_Required task_
Nothing but the lines from the top of the data to the line holding "income per household" should be printed, word for word and both ends included; leave the pictures out.

_Entries supplied_
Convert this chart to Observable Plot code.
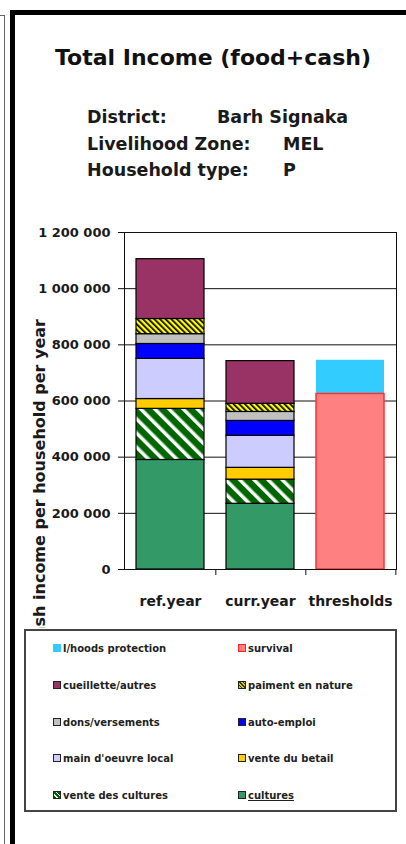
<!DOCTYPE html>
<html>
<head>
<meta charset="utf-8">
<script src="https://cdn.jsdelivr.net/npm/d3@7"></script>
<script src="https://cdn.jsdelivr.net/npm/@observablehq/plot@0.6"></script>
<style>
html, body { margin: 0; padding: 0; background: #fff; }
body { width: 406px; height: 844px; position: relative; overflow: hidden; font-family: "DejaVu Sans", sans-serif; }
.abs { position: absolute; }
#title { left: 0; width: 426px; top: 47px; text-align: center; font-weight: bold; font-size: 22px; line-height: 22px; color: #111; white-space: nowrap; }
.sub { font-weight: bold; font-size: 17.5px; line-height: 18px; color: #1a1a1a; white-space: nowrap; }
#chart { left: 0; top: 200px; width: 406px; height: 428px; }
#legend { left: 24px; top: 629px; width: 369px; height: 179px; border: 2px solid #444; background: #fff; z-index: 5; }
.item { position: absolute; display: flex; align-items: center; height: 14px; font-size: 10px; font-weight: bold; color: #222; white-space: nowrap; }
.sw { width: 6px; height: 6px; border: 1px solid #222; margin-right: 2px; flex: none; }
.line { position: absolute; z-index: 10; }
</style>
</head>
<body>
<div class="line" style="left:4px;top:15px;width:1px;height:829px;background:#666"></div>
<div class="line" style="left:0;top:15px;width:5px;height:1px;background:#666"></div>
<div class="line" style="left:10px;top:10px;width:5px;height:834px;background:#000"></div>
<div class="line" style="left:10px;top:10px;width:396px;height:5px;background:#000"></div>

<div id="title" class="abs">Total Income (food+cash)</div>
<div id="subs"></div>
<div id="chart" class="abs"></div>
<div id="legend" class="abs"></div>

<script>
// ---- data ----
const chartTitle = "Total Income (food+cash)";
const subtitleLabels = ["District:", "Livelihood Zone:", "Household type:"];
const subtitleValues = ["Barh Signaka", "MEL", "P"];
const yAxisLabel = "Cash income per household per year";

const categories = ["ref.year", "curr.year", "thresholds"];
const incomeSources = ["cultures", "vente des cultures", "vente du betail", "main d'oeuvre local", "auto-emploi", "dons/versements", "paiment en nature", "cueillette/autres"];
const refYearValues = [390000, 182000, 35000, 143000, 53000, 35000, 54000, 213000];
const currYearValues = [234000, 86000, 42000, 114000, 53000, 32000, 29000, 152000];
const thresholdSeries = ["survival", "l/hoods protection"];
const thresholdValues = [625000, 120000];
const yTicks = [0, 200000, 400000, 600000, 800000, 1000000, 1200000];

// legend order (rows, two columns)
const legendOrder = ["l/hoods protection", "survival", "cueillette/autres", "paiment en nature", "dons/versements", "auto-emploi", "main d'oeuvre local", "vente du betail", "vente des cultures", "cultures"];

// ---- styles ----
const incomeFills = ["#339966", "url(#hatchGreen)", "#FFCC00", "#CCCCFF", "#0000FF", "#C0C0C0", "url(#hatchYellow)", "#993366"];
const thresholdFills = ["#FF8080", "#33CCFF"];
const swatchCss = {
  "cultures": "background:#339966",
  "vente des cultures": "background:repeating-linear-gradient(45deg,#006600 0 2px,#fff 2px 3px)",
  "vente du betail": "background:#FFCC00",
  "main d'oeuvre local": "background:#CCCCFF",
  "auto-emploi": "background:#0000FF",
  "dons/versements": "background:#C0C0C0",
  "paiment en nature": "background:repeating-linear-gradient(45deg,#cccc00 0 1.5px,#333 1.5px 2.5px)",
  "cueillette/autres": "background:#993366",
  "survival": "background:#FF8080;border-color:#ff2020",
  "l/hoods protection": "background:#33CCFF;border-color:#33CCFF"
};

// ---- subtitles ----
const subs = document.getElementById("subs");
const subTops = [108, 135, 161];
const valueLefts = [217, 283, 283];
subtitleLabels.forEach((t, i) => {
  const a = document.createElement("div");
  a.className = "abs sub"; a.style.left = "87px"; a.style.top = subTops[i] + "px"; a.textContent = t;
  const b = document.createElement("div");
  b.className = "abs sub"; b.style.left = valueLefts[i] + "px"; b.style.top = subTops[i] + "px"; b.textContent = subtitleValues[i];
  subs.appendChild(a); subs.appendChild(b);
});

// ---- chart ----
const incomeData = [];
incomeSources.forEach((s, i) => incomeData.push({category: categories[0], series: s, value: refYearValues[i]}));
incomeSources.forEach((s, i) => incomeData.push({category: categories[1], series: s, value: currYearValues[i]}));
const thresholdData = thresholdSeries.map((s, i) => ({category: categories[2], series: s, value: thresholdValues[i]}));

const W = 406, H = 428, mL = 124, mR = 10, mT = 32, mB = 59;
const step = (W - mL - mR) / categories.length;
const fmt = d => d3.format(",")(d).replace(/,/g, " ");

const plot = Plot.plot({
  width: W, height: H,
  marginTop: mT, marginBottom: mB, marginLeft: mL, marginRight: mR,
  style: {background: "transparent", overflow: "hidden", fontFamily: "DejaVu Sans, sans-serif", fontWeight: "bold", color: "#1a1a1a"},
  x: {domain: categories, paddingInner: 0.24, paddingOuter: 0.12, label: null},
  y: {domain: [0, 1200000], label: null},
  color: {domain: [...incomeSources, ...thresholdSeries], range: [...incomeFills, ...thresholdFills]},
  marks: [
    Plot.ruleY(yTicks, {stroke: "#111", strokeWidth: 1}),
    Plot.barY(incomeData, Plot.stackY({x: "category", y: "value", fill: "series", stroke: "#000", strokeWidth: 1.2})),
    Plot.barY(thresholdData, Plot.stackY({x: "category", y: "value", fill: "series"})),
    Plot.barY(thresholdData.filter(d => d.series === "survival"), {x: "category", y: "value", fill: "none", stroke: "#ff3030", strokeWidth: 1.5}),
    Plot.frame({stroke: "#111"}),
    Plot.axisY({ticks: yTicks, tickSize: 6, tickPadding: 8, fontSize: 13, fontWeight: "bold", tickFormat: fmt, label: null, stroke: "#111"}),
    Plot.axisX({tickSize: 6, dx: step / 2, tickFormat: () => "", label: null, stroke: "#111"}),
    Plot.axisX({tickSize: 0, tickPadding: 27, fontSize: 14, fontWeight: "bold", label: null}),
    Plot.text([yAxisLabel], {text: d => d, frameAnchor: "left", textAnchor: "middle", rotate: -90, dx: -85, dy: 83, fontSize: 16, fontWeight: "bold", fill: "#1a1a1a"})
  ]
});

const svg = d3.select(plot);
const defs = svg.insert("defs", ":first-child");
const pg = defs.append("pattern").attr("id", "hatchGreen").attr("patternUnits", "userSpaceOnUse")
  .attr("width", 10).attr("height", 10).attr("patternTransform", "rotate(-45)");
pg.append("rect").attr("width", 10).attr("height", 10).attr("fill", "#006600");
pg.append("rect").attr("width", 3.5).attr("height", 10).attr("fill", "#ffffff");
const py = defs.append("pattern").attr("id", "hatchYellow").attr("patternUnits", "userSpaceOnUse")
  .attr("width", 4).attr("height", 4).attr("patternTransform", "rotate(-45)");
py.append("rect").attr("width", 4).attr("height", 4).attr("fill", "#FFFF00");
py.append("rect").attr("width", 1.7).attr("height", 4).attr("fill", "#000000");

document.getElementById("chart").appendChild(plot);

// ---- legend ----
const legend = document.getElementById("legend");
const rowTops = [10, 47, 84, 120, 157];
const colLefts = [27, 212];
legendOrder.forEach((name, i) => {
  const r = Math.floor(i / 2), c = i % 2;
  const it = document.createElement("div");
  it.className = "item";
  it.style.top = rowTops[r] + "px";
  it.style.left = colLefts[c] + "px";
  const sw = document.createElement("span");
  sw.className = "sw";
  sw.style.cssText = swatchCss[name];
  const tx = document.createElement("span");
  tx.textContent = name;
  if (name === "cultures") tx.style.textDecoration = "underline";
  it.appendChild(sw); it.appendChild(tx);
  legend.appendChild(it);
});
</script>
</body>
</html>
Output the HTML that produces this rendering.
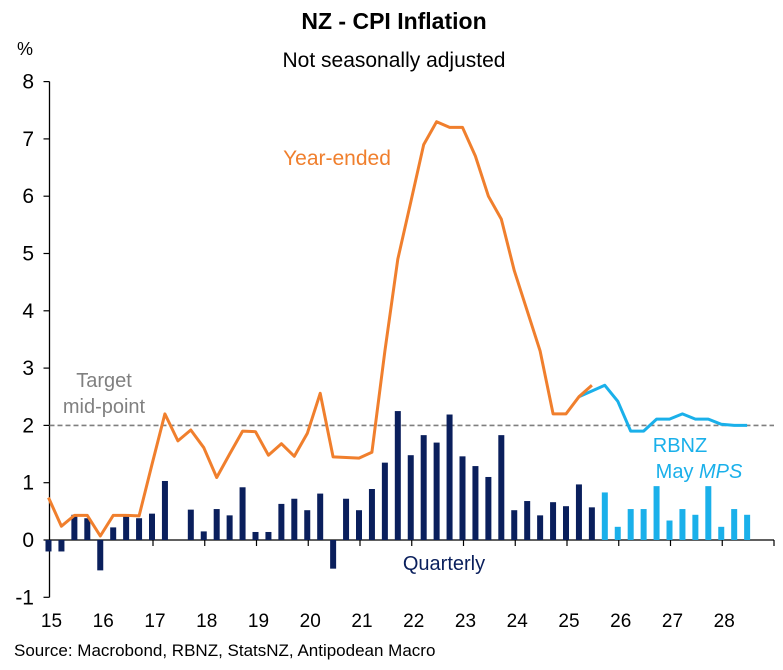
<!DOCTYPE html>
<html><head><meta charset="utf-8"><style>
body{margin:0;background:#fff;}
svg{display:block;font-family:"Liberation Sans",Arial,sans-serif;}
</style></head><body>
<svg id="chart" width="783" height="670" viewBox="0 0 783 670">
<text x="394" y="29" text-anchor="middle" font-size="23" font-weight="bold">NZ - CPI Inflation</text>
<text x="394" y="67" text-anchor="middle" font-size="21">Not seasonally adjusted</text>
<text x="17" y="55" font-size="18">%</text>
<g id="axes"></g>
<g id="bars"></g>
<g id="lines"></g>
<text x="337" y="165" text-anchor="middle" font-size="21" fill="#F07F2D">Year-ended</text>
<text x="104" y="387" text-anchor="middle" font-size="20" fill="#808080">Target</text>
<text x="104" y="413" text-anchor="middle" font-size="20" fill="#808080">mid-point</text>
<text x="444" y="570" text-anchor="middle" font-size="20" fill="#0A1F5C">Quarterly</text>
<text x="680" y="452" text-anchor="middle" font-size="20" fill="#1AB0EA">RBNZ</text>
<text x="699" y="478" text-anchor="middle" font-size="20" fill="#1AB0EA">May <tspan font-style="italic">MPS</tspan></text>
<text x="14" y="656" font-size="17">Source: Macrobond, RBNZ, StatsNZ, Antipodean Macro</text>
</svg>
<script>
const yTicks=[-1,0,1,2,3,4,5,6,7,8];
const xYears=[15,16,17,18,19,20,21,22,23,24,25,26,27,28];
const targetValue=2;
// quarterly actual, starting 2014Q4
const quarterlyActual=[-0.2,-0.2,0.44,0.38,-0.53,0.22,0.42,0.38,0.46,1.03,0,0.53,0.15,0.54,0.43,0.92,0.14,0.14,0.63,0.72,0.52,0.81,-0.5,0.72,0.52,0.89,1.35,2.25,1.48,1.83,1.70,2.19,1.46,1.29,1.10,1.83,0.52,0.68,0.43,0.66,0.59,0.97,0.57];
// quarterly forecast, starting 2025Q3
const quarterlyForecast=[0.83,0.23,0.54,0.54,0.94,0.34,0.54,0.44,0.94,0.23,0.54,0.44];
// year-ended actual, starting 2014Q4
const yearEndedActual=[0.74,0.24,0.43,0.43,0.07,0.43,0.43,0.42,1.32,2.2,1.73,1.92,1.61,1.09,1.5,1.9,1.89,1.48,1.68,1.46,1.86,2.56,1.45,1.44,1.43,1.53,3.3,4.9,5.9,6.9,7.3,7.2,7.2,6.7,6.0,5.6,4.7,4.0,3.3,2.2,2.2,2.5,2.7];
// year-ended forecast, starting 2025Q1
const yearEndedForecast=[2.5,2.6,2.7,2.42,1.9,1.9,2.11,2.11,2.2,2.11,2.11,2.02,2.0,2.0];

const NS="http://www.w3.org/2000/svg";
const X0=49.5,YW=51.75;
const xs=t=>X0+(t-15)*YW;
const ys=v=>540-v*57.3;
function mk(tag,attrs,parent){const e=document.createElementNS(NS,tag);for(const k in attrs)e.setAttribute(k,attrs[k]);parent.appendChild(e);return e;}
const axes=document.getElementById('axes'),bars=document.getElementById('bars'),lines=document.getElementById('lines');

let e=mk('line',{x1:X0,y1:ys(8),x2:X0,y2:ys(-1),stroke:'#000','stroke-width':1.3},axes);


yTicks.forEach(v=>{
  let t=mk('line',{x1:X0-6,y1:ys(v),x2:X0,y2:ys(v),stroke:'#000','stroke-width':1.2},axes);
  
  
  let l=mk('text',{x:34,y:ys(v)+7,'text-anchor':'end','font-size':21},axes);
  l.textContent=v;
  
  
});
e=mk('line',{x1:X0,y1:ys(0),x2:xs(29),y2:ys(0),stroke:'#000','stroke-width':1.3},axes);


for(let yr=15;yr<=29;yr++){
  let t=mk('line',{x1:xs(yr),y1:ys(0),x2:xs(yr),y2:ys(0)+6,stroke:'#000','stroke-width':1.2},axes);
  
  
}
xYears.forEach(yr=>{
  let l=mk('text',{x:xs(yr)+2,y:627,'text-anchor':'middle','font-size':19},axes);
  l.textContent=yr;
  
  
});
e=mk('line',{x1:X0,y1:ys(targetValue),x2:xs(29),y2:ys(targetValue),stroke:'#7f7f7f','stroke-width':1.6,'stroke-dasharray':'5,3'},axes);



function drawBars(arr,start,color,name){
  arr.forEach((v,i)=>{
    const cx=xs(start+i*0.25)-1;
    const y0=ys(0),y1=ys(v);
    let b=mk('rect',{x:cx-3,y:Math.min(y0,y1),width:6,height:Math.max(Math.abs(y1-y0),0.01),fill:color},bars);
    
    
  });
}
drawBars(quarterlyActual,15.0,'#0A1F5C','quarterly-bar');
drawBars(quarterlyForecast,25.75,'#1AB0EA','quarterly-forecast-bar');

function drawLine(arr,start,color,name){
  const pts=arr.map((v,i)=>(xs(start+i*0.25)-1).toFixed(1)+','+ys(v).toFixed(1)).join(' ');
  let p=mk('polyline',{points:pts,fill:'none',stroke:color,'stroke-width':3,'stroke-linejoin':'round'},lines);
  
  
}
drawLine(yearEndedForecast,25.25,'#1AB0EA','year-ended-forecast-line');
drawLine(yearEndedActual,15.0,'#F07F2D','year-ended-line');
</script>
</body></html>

_Written solution_
Convert this chart to Observable Plot code.
<!DOCTYPE html>
<html>
<head>
<meta charset="utf-8">
<script src="https://cdn.jsdelivr.net/npm/d3@7"></script>
<script src="https://cdn.jsdelivr.net/npm/@observablehq/plot@0.6"></script>
<style>
html, body { margin: 0; padding: 0; background: #fff; }
body { width: 406px; height: 844px; position: relative; overflow: hidden; font-family: "DejaVu Sans", sans-serif; }
.abs { position: absolute; }
#title { left: 0; width: 426px; top: 47px; text-align: center; font-weight: bold; font-size: 22px; line-height: 22px; color: #111; white-space: nowrap; }
.sub { font-weight: bold; font-size: 17.5px; line-height: 18px; color: #1a1a1a; white-space: nowrap; }
#chart { left: 0; top: 200px; width: 406px; height: 428px; }
#legend { left: 24px; top: 629px; width: 369px; height: 179px; border: 2px solid #444; background: #fff; z-index: 5; }
.item { position: absolute; display: flex; align-items: center; height: 14px; font-size: 10px; font-weight: bold; color: #222; white-space: nowrap; }
.sw { width: 6px; height: 6px; border: 1px solid #222; margin-right: 2px; flex: none; }
.line { position: absolute; z-index: 10; }
</style>
</head>
<body>
<div class="line" style="left:4px;top:15px;width:1px;height:829px;background:#666"></div>
<div class="line" style="left:0;top:15px;width:5px;height:1px;background:#666"></div>
<div class="line" style="left:10px;top:10px;width:5px;height:834px;background:#000"></div>
<div class="line" style="left:10px;top:10px;width:396px;height:5px;background:#000"></div>

<div id="title" class="abs">Total Income (food+cash)</div>
<div id="subs"></div>
<div id="chart" class="abs"></div>
<div id="legend" class="abs"></div>

<script>
// ---- data ----
const chartTitle = "Total Income (food+cash)";
const subtitleLabels = ["District:", "Livelihood Zone:", "Household type:"];
const subtitleValues = ["Barh Signaka", "MEL", "P"];
const yAxisLabel = "Cash income per household per year";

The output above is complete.